Juxtaposed with John’s story is that of Ben (Alex Moffat), a digital animator for an advertising company in Chicago. Ben is recently single, which makes the arrival of the new producer, Kate ( Jenna Lyng), seem like perfect timing. A basic romantic drama unfolds, as the two have chemistry, but Kate does not want to engage in a workplace romance. The juxtaposition of this story with the murder mystery is perplexing, until it is revealed that John is Ben’s uncle (hence the film’s title). Then, Ben’s frustrations with Kate’s repeated rejection take a darker tone. Is Ben really harmless? Or is he hiding murderous tendencies similar to his uncle’s? Unfortunately, the romance plotline is weakened by its juxtaposition with the mystery, which is the more compelling story.

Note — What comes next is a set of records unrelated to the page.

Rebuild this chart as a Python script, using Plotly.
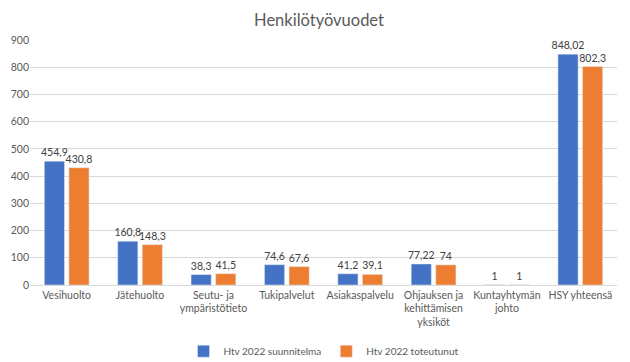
import plotly.graph_objects as go

categories = ["Vesihuolto", "Jätehuolto", "Seutu- ja<br>ympäristötieto", "Tukipalvelut",
              "Asiakaspalvelu", "Ohjauksen ja<br>kehittämisen<br>yksiköt", "Kuntayhtymän<br>johto",
              "HSY yhteensä"]
suunnitelma = [454.9, 160.8, 38.3, 74.6, 41.2, 77.22, 1, 848.02]
toteutunut = [430.8, 148.3, 41.5, 67.6, 39.1, 74, 1, 802.3]
y_ticks = [0, 100, 200, 300, 400, 500, 600, 700, 800, 900]

def fmt(vals):
    return [f"{v:g}".replace(".", ",") for v in vals]

FONT = "Lato, 'Open Sans', sans-serif"

fig = go.Figure()
fig.add_trace(go.Bar(x=categories, y=suunnitelma, name="Htv 2022 suunnitelma",
                     marker_color="#4472C4", text=fmt(suunnitelma), textposition="outside",
                     constraintext="none",
                     textfont=dict(size=10.5, color="#404040"), cliponaxis=False))
fig.add_trace(go.Bar(x=categories, y=toteutunut, name="Htv 2022 toteutunut",
                     marker_color="#ED7D31", text=fmt(toteutunut), textposition="outside",
                     constraintext="none",
                     textfont=dict(size=10.5, color="#404040"), cliponaxis=False))

# page body has an 8px margin, so the figure is drawn at (8, 8)
fig.update_layout(
    width=622, height=354,
    margin=dict(l=22, r=13, t=32, b=77, autoexpand=False),
    paper_bgcolor="white", plot_bgcolor="white",
    font=dict(family=FONT, size=10.5, color="#595959"),
    title=dict(text="Henkilötyövuodet", x=0.5, xanchor="center", y=0.966, yanchor="middle",
               font=dict(size=16.5, color="#595959", family=FONT)),
    barmode="group", bargap=0.33, bargroupgap=0.18,
    showlegend=True,
    legend=dict(orientation="h", x=0.5, xanchor="center", y=-0.27, yanchor="middle",
                font=dict(size=10, color="#595959"), itemwidth=30, tracegroupgap=0),
)
fig.update_yaxes(range=[0, 900], tickvals=y_ticks, showgrid=True, gridcolor="#d9d9d9",
                 zeroline=False, showline=False, tickfont=dict(size=10.5, color="#595959"),
                 ticks="", ticklen=0, automargin=False)
fig.update_xaxes(showline=True, linecolor="#d9d9d9", tickfont=dict(size=10.5, color="#595959"),
                 ticks="", tickangle=0, automargin=False)

fig.write_html("out.html")
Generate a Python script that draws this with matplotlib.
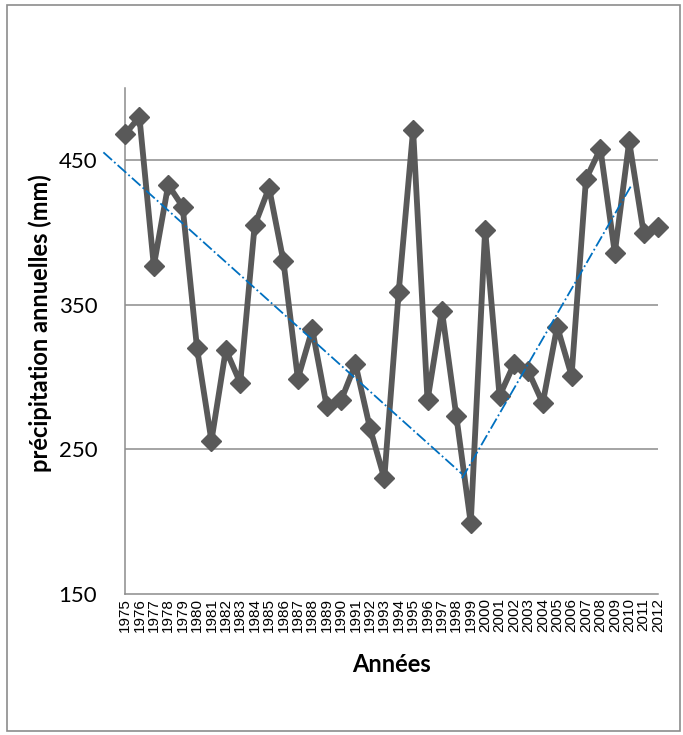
import matplotlib
matplotlib.use("Agg")
import matplotlib.pyplot as plt
from matplotlib.patches import Rectangle

years = list(range(1975, 2013))
precip = [468, 480, 377, 433, 418, 320, 256, 319, 296, 405,
          431, 380, 299, 333, 280, 284, 309, 265, 230, 359,
          471, 284, 346, 273, 199, 402, 287, 309, 304, 282,
          335, 301, 437, 458, 386, 463, 400, 404]

trend1_x = [1973.5, 1998.4]
trend1_y = [455.5, 233]
trend2_x = [1998.4, 2010.2]
trend2_y = [230, 433.5]

yticks = [150, 250, 350, 450]

plt.rcParams['font.family'] = ['Lato', 'DejaVu Sans']

fig = plt.figure(figsize=(6.83, 7.35), dpi=100)
ax = fig.add_axes([125/683, 1-594/735, (658-125)/683, (594-88)/735])

for g in [250, 350, 450]:
    ax.axhline(g, color='#8c8c8c', lw=1.1, zorder=1)

ax.plot(years, precip, color='#595959', lw=4.2, marker='D', markersize=10,
        markerfacecolor='#595959', markeredgecolor='#595959',
        clip_on=False, zorder=3)
ax.plot(trend1_x, trend1_y, color='#0070C0', lw=1.3, ls='-.', clip_on=False, zorder=4)
ax.plot(trend2_x, trend2_y, color='#0070C0', lw=1.3, ls='-.', clip_on=False, zorder=4)

ax.set_xlim(1975, 2012)
ax.set_ylim(150, 500)
ax.set_yticks(yticks)
ax.set_yticklabels([str(v) for v in yticks], fontsize=16)
ax.set_xticks(years)
ax.set_xticklabels([str(y) for y in years], rotation=90, fontsize=11,
                   family=['Liberation Sans', 'DejaVu Sans'])
ax.tick_params(axis='y', length=0, pad=20)
ax.tick_params(axis='x', length=0, pad=3)

for s in ['top', 'right']:
    ax.spines[s].set_visible(False)
for s in ['left', 'bottom']:
    ax.spines[s].set_color('#8c8c8c')
    ax.spines[s].set_linewidth(1.1)

fig.text(392/683, 1-664/735, 'Années', ha='center', va='center',
         fontsize=17, fontweight='bold')
fig.text(40/683, 1-323/735, 'précipitation annuelles (mm)', ha='center', va='center',
         rotation=90, fontsize=17, fontweight='bold')

fig.patches.append(Rectangle((7/683, 1-731/735), 673/683, 726/735,
                             transform=fig.transFigure, fill=False,
                             edgecolor='#8c8c8c', lw=1.2))

fig.savefig('out.png', dpi=100)
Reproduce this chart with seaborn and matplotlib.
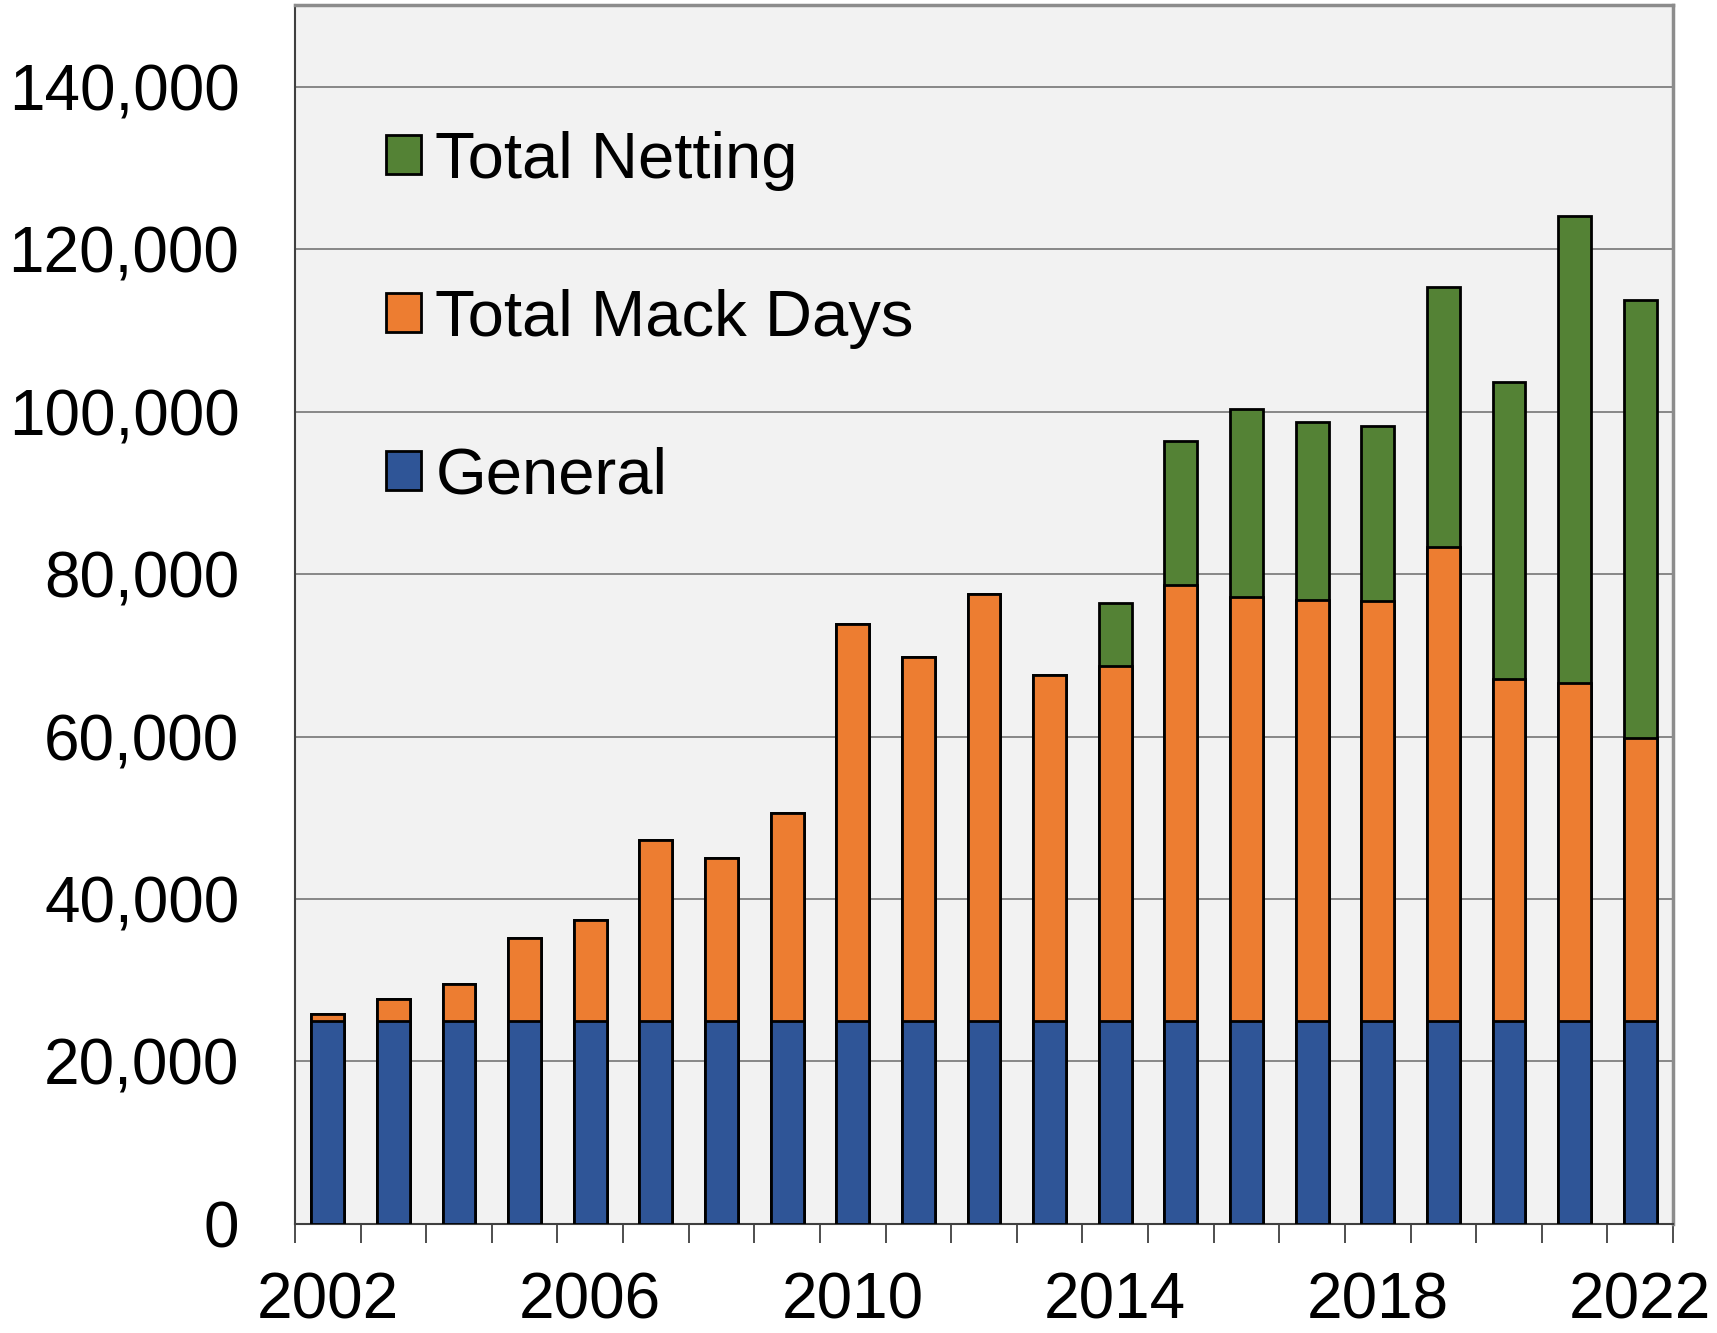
import numpy as np
import pandas as pd
import matplotlib
matplotlib.use("Agg")
import matplotlib.pyplot as plt
import seaborn as sns
from matplotlib.ticker import FuncFormatter, FixedLocator

years = [str(y) for y in range(2002, 2023)]
general = [25000] * 21
mack_days = [800, 2700, 4600, 10200, 12400, 22300, 20000, 25600, 48900, 44800,
             52600, 42600, 43700, 53600, 52200, 51800, 51700, 58300, 42100, 41600, 34800]
netting = [0, 0, 0, 0, 0, 0, 0, 0, 0, 0,
           0, 0, 7700, 17800, 23100, 21900, 21500, 32100, 36600, 57500, 53900]

df = pd.DataFrame({"year": years, "General": general,
                   "Total Mack Days": mack_days, "Total Netting": netting})
df["mack_top"] = df["General"] + df["Total Mack Days"]
df["total"] = df["mack_top"] + df["Total Netting"]

c_general = "#2F5597"
c_mack = "#ED7D31"
c_net = "#548235"

sns.set_theme(style="white")
plt.rcParams["font.family"] = ["Liberation Sans", "DejaVu Sans"]
plt.rcParams["text.color"] = "black"

fig = plt.figure(figsize=(17.17, 13.33), dpi=100)
ax = fig.add_axes([0.1718, 0.0818, 0.9744 - 0.1718, 0.9959 - 0.0818])
ax.set_facecolor("#F2F2F2")

bar_kw = dict(width=0.5, edgecolor="black", linewidth=2.0, saturation=1, ax=ax, zorder=3)
# stacked look: draw cumulative tops first, smaller layers on top
sns.barplot(data=df, x="year", y="total", color=c_net, label="Total Netting", **bar_kw)
sns.barplot(data=df, x="year", y="mack_top", color=c_mack, label="Total Mack Days", **bar_kw)
sns.barplot(data=df, x="year", y="General", color=c_general, label="General", **bar_kw)

ax.set_xlim(-0.5, 20.5)
ax.set_ylim(0, 150000)
ax.set_yticks(np.arange(0, 140001, 20000))
ax.yaxis.set_major_formatter(FuncFormatter(lambda v, p: f"{int(v):,}"))
ax.grid(axis="y", color="#7F7F7F", linewidth=1.3, zorder=0)
ax.set_axisbelow(True)

ax.set_xticks(range(0, 21, 4))
ax.set_xticklabels(years[::4])
ax.xaxis.set_minor_locator(FixedLocator(np.arange(-0.5, 21, 1)))
ax.tick_params(axis="x", which="major", length=0, pad=34, labelsize=46, colors="black")
ax.tick_params(axis="x", which="minor", length=14, width=1.3, color="#404040",
               direction="out", bottom=True)
ax.tick_params(axis="y", which="major", length=14, width=1.3, color="#404040",
               direction="out", pad=26, labelsize=46, labelcolor="black")

ax.set_xlabel("")
ax.set_ylabel("")

for side in ["left", "bottom"]:
    ax.spines[side].set_color("#404040")
    ax.spines[side].set_linewidth(1.5)
for side in ["top", "right"]:
    ax.spines[side].set_color("#8C8C8C")
    ax.spines[side].set_linewidth(2.5)

handles, labels = ax.get_legend_handles_labels()
leg = ax.legend(handles, labels, loc="center left", bbox_to_anchor=(0.0664, 0.743),
                frameon=False, fontsize=47, borderpad=0, borderaxespad=0,
                labelspacing=1.5, handlelength=0.53, handleheight=0.53,
                handletextpad=0.22, labelcolor="black")

fig.savefig("out.png", dpi=100)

The two stories come together in the final third of the movie, and pieces of the mystery fall into place. The film leaves us questioning whether John was justified in his actions, or whether an old grudge got the better of him. It also causes us to question our role models. Ben clearly idolizes his uncle, but would he feel the same if he knew what John had done? While the stories don’t quite mesh at times, Uncle John is a thought-provoking movie that at is sometimes reminiscent of the Coen brothers’ Fargo and other times reminiscent of Hitchcock.

Opening In Theaters & On VOD September 18th.